Опубликовано: 05 марта 2025 года
6, 7 и 21 марта Театр имени Комиссаржевской представит премьеру спектакля по мотивам пьесы Островского «На каждого мудреца довольно простоты».
За несколько дней до события портал «Культура Петербурга» взял интервью у одного из самых загадочных участников постановочной команды – режиссера по пластике Алины Михайловой.
- Алина, как Вы попали в команду этого спектакля?
- Этот проект - продолжение сотрудничества с Александром Баргманом. Первая наша совместная работа состоялась в Тюменском театре, когда мы создавали спектакль «Наш городок», затем здесь, в Комиссаржевке, появился «Настанет день…», поставленный по рассказам Набокова. И вот сейчас готовится третий наш совместный проект.
- Какие ощущения возникли у Вас в процессе работы в Театре им. В.Ф. Комиссаржевской?
- Когда мы только начали работать, подумала: наверное, что-то такое хорошее я в своей жизни сделала, раз мне достался такой подарок (и это не пустые слова – я в разных театрах служила). В Комиссаржевке - огромное количество действительно талантливых людей, которые могут действовать, что называется, в потоке, и выходить в творческое пространство. Получается все легко – возможно, еще и потому, что Александр - удивительный режиссер…
Первым моим впечатлением от работы здесь было: наконец-то собралась такая компания людей, с которыми можно вместе погружаться в творческое пространство и черпать оттуда важную информацию. В этом пространстве актер раскрывается, и персонаж «сам себя демонстрирует». Уже на первом спектакле я увидела, как много здесь людей, которые не боятся такого погружения.
- Есть ли какие-то новые черты, которые Вы открываете в Баргмане-режиссере? Или все уже известно?

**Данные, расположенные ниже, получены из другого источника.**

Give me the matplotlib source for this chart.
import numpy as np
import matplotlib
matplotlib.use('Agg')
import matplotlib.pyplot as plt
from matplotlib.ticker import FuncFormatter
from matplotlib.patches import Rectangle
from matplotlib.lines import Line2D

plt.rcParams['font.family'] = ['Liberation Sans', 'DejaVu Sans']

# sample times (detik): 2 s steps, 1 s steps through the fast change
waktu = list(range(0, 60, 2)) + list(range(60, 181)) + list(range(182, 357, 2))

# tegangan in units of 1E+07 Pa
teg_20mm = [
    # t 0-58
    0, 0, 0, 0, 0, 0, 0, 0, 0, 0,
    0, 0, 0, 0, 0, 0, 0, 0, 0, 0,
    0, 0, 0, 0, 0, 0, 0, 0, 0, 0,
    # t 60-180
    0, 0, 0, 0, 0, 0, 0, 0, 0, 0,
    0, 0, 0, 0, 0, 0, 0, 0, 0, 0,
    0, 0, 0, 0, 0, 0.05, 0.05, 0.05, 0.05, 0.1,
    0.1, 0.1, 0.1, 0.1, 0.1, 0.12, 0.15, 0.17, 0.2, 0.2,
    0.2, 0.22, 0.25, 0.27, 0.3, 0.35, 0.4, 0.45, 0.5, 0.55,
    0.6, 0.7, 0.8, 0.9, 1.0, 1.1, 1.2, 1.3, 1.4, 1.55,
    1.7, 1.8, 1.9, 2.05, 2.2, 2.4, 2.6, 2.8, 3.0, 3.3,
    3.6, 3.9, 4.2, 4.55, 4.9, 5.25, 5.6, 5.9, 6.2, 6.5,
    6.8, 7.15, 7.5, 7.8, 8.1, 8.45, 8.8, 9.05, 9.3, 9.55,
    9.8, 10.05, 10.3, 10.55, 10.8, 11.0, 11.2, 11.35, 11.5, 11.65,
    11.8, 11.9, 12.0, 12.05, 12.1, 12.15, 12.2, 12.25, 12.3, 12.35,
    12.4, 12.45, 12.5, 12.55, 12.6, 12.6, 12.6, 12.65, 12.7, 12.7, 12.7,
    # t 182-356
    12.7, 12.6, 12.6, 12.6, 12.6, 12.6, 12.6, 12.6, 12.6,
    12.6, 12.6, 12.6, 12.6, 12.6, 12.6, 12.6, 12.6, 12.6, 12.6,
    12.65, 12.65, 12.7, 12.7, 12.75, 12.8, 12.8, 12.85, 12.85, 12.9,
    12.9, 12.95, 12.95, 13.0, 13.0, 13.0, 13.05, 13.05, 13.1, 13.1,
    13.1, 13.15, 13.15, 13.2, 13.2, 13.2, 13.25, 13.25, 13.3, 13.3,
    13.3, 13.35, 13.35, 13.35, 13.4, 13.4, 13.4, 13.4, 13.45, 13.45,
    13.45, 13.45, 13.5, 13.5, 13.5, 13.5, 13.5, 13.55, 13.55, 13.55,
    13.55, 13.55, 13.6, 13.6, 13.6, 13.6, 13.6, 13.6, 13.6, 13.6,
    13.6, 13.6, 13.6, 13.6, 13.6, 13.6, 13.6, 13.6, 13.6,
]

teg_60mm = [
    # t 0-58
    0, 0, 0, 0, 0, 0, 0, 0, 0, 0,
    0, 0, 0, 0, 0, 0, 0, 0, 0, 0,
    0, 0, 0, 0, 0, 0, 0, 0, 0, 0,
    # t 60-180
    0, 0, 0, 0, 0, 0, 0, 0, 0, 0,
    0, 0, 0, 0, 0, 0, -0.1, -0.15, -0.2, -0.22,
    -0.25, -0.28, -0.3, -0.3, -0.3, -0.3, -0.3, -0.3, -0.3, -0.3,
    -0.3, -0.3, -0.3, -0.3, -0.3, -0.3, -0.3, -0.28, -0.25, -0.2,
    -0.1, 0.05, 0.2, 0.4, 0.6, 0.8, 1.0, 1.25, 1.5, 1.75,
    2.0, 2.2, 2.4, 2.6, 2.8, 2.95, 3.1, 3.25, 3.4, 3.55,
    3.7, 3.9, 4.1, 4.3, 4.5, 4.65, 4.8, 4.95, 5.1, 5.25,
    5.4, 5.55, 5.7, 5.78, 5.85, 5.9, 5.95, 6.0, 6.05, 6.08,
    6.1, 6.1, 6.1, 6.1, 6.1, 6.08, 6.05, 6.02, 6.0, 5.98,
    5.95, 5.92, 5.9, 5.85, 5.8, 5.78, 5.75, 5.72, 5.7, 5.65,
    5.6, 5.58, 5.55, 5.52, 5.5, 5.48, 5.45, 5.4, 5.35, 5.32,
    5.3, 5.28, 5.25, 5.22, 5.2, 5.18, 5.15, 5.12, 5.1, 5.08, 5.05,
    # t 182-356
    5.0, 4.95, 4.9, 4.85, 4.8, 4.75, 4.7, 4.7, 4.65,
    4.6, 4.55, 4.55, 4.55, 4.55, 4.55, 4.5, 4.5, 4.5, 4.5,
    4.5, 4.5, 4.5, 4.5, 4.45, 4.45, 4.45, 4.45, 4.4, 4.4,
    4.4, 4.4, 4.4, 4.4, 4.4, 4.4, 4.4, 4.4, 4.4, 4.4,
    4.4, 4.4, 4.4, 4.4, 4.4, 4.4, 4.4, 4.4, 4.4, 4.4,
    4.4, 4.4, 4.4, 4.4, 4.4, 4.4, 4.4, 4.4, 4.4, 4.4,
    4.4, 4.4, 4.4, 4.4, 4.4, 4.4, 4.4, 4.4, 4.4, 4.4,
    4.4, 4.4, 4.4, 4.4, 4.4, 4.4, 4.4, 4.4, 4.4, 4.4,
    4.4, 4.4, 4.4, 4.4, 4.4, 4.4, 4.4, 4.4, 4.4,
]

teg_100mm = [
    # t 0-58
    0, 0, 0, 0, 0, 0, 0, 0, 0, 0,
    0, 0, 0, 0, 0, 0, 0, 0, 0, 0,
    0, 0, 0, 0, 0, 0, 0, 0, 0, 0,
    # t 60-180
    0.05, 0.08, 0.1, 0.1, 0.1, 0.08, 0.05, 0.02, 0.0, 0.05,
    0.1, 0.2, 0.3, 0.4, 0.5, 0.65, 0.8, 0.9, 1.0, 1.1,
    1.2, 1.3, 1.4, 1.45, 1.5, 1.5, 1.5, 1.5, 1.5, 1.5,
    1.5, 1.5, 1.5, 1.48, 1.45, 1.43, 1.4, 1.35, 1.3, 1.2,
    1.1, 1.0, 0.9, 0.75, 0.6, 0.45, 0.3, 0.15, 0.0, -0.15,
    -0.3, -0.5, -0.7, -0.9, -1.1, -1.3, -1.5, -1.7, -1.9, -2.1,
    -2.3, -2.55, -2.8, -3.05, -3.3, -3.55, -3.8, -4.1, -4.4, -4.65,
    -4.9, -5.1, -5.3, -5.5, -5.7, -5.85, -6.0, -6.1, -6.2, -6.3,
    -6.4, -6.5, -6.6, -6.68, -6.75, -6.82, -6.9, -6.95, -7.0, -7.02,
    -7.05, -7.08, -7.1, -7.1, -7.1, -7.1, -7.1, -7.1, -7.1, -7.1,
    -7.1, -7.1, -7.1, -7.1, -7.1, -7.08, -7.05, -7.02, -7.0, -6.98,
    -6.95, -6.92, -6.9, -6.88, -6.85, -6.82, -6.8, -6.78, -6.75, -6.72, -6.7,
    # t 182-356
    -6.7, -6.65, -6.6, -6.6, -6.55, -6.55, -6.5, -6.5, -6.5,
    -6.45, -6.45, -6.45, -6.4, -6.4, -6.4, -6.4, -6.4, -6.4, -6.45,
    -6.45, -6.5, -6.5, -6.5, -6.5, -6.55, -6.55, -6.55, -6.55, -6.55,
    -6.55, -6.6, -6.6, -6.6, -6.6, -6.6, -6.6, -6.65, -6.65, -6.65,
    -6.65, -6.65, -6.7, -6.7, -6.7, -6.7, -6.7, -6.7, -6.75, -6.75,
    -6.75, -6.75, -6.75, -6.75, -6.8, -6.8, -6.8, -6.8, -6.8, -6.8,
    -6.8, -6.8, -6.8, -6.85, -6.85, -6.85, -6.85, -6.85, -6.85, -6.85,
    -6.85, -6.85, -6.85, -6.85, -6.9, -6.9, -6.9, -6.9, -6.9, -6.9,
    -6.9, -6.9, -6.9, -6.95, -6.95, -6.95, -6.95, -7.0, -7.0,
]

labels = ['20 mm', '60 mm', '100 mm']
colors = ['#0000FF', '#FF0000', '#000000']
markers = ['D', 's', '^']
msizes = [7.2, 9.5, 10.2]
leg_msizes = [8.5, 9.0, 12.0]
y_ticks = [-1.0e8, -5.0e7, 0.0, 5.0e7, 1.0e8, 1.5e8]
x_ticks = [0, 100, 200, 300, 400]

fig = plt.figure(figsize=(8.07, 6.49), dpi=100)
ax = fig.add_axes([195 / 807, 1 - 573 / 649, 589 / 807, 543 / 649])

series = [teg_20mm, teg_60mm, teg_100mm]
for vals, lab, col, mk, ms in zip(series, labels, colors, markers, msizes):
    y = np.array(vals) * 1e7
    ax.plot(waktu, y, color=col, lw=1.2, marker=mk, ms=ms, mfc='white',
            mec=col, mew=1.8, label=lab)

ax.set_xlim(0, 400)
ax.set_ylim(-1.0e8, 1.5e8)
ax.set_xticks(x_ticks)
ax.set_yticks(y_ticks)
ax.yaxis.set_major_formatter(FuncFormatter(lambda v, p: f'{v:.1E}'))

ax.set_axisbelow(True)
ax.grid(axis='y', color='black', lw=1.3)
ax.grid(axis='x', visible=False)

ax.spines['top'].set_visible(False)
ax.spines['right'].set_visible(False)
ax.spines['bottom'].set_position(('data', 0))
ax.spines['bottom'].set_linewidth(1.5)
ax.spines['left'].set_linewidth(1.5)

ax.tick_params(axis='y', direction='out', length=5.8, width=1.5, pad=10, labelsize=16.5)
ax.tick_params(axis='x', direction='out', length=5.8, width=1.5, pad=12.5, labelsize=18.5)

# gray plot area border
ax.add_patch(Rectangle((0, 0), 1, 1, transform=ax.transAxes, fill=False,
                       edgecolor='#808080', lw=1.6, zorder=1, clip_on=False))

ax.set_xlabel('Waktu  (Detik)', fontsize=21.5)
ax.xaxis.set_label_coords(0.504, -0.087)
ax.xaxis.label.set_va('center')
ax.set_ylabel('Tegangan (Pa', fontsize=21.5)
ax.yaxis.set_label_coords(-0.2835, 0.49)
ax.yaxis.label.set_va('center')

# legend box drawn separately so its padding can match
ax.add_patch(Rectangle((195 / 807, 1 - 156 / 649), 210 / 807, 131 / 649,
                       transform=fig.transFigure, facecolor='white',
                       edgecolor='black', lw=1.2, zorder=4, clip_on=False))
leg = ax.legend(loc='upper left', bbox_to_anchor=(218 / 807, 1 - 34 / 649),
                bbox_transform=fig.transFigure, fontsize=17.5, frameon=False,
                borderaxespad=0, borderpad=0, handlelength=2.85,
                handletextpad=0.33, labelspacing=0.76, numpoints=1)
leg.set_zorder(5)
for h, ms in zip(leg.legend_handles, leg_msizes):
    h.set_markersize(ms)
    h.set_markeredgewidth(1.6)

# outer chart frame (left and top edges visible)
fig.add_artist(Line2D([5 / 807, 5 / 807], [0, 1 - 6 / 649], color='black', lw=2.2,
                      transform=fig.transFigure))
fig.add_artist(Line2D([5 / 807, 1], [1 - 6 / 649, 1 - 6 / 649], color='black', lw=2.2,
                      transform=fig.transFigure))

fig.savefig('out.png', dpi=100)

- Дело в том, что специфика Александра, на мой взгляд, в том, что у него есть свой огромный человеческий опыт, знание множества вариаций нашей природы. Каждая пьеса - это возможность заглянуть в человека, увидеть его дно и взгляд к небу... Особенно, если речь идет о классике, которая тем и хороша, что задает какие-то вопросы, открывает ворота, за которыми сколько сможешь, настолько и продвинешься вперед. Новое заключается в том, что открываются иные двери понимания того, кто такой Человек. И в этом вопросе мы двигаемся вместе с Александром Львовичем, рядом с ним.
- Какую задачу поставил Вам режиссер в этом спектакле?

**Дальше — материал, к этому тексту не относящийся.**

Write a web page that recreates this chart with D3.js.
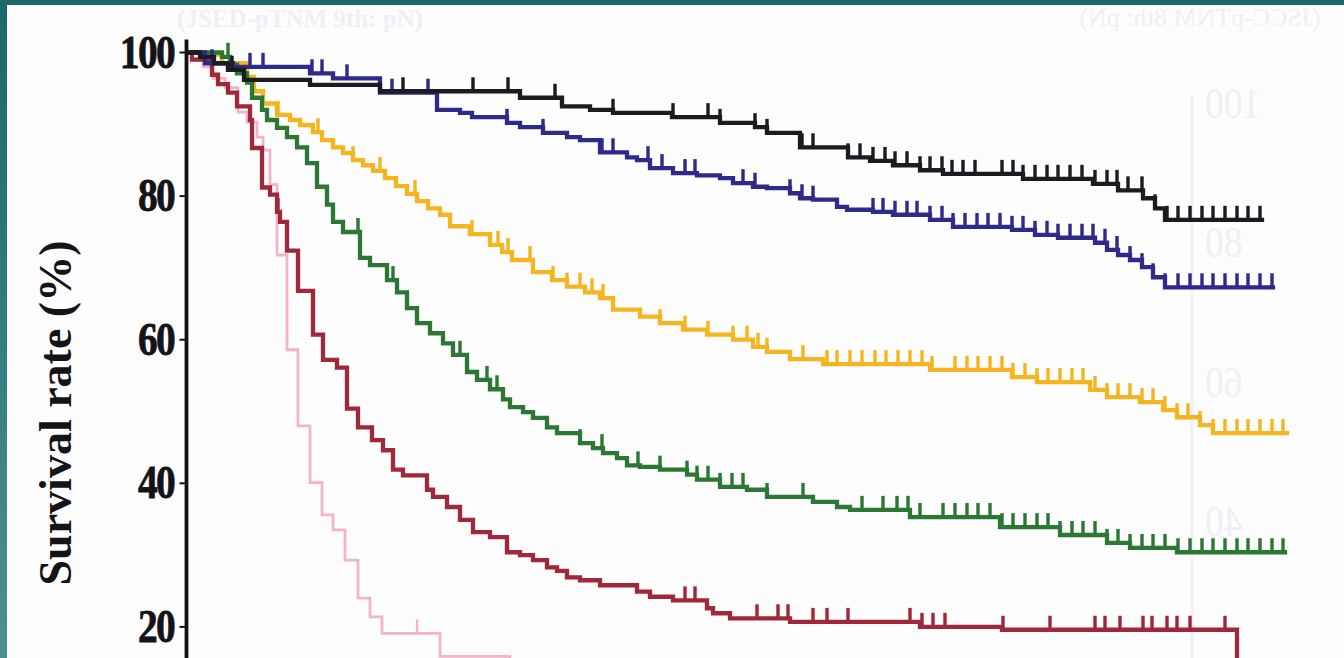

- Дело в том, что мы с ним - выдумщики. Хлебом не корми, дай что-нибудь придумать. А когда мы начинаем придумывать, то освобождаемся от своей личности, каких-то амбиций. И не важно, кто ты: режиссер-не режиссер, хореограф-не хореограф. Главное - это творение, тот момент, когда появляется то, чего не было или было маленьким и невидимым, а вдруг становится ощутимым для всех. Как человек, чье мышление в силу профессиональных задач связано с телом, я очень тонко чувствую этот процесс. То есть мой мозг обрабатывает скорее ту информацию, которую я получаю, присоединяясь к персонажу-актеру. А так как у героя нет никакого тела, кроме актерского, оно становится единственным инструментом передачи информации, инструментом воплощения, воплощения буквально во плоти.

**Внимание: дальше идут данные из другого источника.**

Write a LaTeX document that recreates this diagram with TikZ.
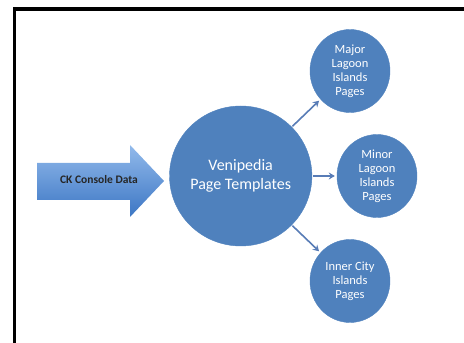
\documentclass[tikz,border=0pt]{standalone}
\usepackage{fontspec}
\setmainfont{Carlito}
\usetikzlibrary{shapes.geometric,arrows.meta}
\definecolor{obl}{RGB}{79,129,189}
\definecolor{connc}{RGB}{88,124,182}
\definecolor{arrtop}{RGB}{146,186,235}
\definecolor{arrbot}{RGB}{60,118,196}
\tikzset{
  bigc/.style={ellipse, fill=obl, draw=obl, inner sep=0pt, minimum width=134pt, minimum height=140pt, text=white, align=center, font=\fontsize{16}{19}\selectfont},
  smallc/.style={ellipse, fill=obl, draw=obl, inner sep=0pt, minimum width=80pt, minimum height=83pt, text=white, align=center, font=\fontsize{12.5}{14}\selectfont},
  conn/.style={draw=connc, line width=1.6pt, -{Stealth[length=6pt,width=7pt]}, shorten >=2pt, shorten <=1pt},
  frame/.style={draw=black, line width=3.5pt}
}
\begin{document}
\begin{tikzpicture}[x=1pt,y=1pt]
\useasboundingbox (0,0) rectangle (464,343);
\clip (0,0) rectangle (464,343);
\draw[frame] (14.7,-10) -- (14.7,334) -- (480,334);
% block arrow
\shade[top color=arrtop, bottom color=arrbot]
  (37,180) -- (130,180) -- (130,198) -- (164,162) -- (130,126) -- (130,143) -- (37,143) -- cycle;
\node[font=\bfseries\fontsize{11.5}{13}\selectfont, text=black!85] (ck) at (99,163) {CK Console Data};
\node[bigc] (V) at (240.7,167) {Venipedia\\Page Templates};
\node[smallc] (M) at (350,272) {Major\\Lagoon\\Islands\\Pages};
\node[smallc] (N) at (377,167) {Minor\\Lagoon\\Islands\\Pages};
\node[smallc] (I) at (350,62) {Inner City\\Islands\\Pages};
\draw[conn] (V) -- (M);
\draw[conn] (V) -- (N);
\draw[conn] (V) -- (I);
\end{tikzpicture}
\end{document}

Сначала появляется некая идея, некий образ, написанный словами, буквами на белой бумаге, и вот у этого образа появляется плоть, а плоть - наша... Поэтому для того, чтобы что-то придумать, нужно видеть, что это за «плоть», что это за живой человек, как он чувствует, реагирует, соединяется капиллярами с персонажем, прорастая в него… И мне нужно найти ходы, чтобы подобрать инструменты, которые будут работать именно для этого конкретного человека. Чтобы актер мог физически войти в состояние персонажа и буквально стать им - это немножко шаманизм, превращение.
Есть, например, такое понятие, как физический театр. Там история рассказывается через физическое действие. Если говорить обо мне, то я думаю телом, как кто-то выражает свои мысли музыкой или еще чем-то… У каждого свое ведущее свойство. Понятно, что все мы целые, думаем и чувствуем всем, но у каждого есть наиболее тонкий и гибкий инструмент, который работает лучше всего.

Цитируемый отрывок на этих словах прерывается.